start EXTRACTED INFORMATION

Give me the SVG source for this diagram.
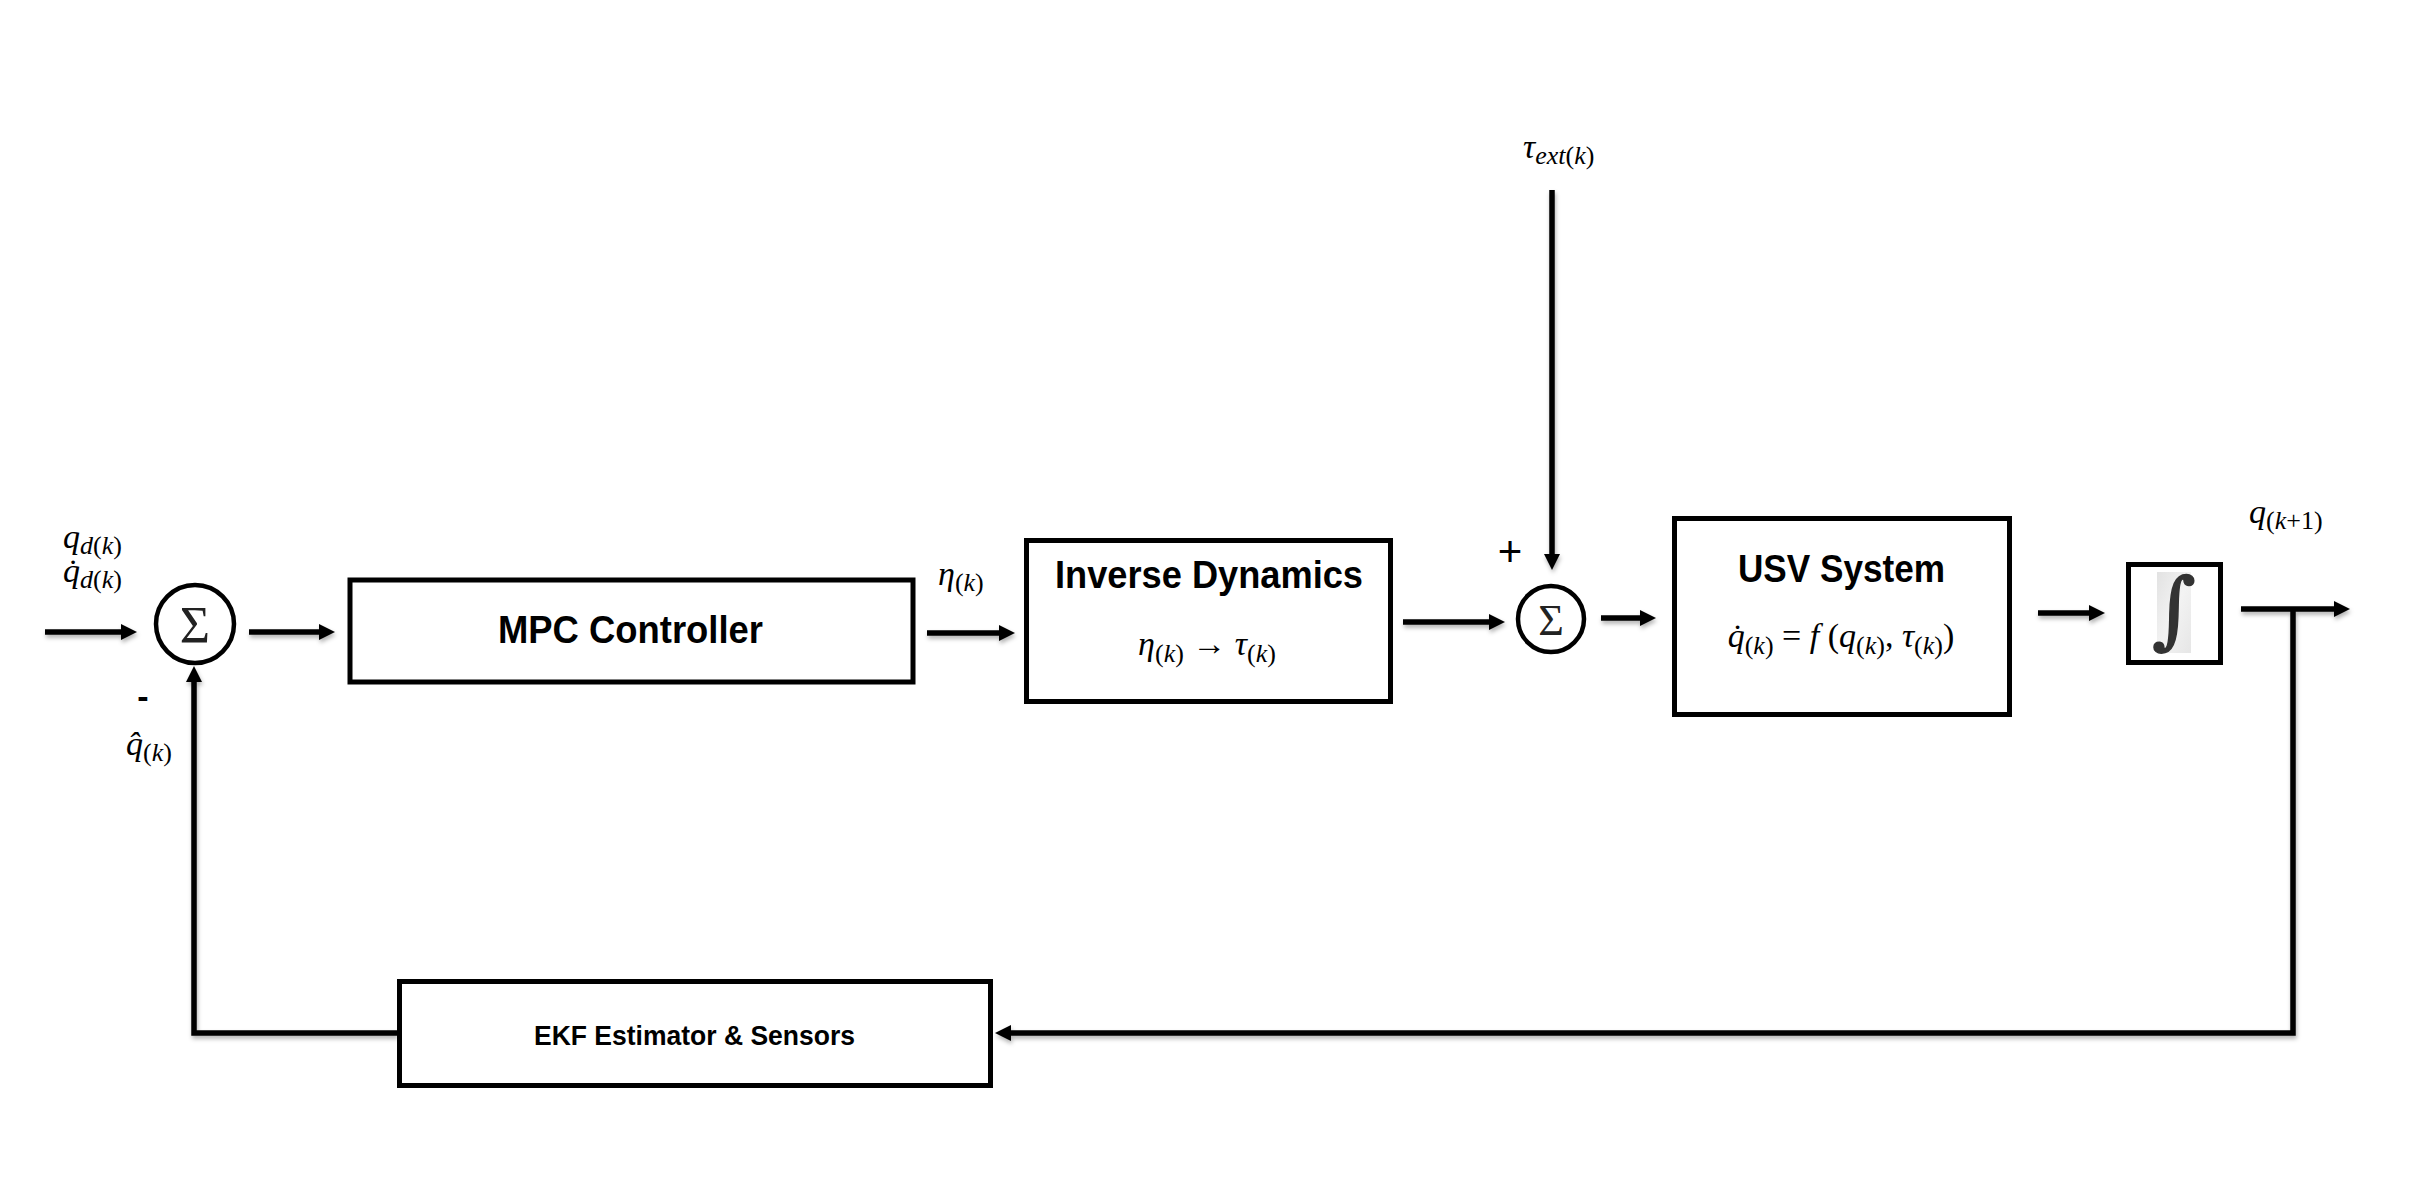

end EXTRACTED INFORMATION
start EXTRACTED INFORMATION

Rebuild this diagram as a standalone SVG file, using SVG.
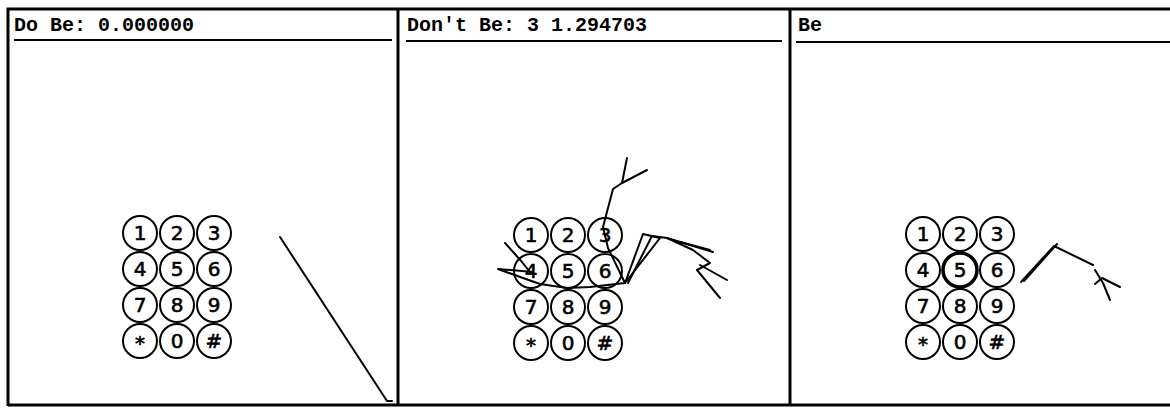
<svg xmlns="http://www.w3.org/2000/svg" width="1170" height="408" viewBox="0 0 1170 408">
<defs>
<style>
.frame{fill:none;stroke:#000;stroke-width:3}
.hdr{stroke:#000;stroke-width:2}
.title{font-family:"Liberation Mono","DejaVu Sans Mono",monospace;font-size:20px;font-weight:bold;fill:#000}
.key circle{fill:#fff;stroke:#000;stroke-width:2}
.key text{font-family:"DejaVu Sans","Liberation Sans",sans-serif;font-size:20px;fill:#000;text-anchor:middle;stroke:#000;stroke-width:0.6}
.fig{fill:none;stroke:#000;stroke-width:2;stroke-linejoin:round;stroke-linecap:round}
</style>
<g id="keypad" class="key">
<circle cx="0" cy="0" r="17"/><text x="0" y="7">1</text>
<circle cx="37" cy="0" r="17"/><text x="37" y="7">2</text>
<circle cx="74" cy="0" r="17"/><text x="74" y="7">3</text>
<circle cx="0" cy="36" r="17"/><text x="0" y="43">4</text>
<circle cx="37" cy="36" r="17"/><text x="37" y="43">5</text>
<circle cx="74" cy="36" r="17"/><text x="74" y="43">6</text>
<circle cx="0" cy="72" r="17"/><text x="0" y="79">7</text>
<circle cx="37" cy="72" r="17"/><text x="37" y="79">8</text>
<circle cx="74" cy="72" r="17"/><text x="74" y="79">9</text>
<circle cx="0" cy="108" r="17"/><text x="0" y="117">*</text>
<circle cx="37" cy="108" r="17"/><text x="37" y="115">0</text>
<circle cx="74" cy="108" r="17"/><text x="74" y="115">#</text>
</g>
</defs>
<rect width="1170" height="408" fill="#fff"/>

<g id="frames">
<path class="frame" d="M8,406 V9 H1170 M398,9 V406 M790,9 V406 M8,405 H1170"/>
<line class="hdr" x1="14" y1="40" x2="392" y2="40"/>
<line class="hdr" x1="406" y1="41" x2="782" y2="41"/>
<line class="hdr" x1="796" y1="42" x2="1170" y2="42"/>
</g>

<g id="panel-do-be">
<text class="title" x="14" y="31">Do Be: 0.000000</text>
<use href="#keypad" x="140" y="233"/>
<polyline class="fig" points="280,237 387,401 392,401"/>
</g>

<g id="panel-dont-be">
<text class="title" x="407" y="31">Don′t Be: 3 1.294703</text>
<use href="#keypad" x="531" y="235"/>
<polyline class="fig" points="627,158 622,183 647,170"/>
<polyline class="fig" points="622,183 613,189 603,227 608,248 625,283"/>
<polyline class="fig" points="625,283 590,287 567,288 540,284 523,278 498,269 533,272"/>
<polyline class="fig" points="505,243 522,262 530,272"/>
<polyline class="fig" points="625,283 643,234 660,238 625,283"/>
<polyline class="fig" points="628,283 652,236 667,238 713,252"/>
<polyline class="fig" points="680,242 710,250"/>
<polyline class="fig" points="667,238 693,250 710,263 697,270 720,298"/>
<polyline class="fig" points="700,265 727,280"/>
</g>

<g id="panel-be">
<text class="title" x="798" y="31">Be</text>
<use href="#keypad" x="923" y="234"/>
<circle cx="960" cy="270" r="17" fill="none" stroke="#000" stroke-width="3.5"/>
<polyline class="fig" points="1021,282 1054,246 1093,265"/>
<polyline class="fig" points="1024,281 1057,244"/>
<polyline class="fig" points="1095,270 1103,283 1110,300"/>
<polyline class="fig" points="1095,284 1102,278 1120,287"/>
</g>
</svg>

end EXTRACTED INFORMATION

Report how many lines in the entries hold the string "diagram". Nothing but the number is wanted.

2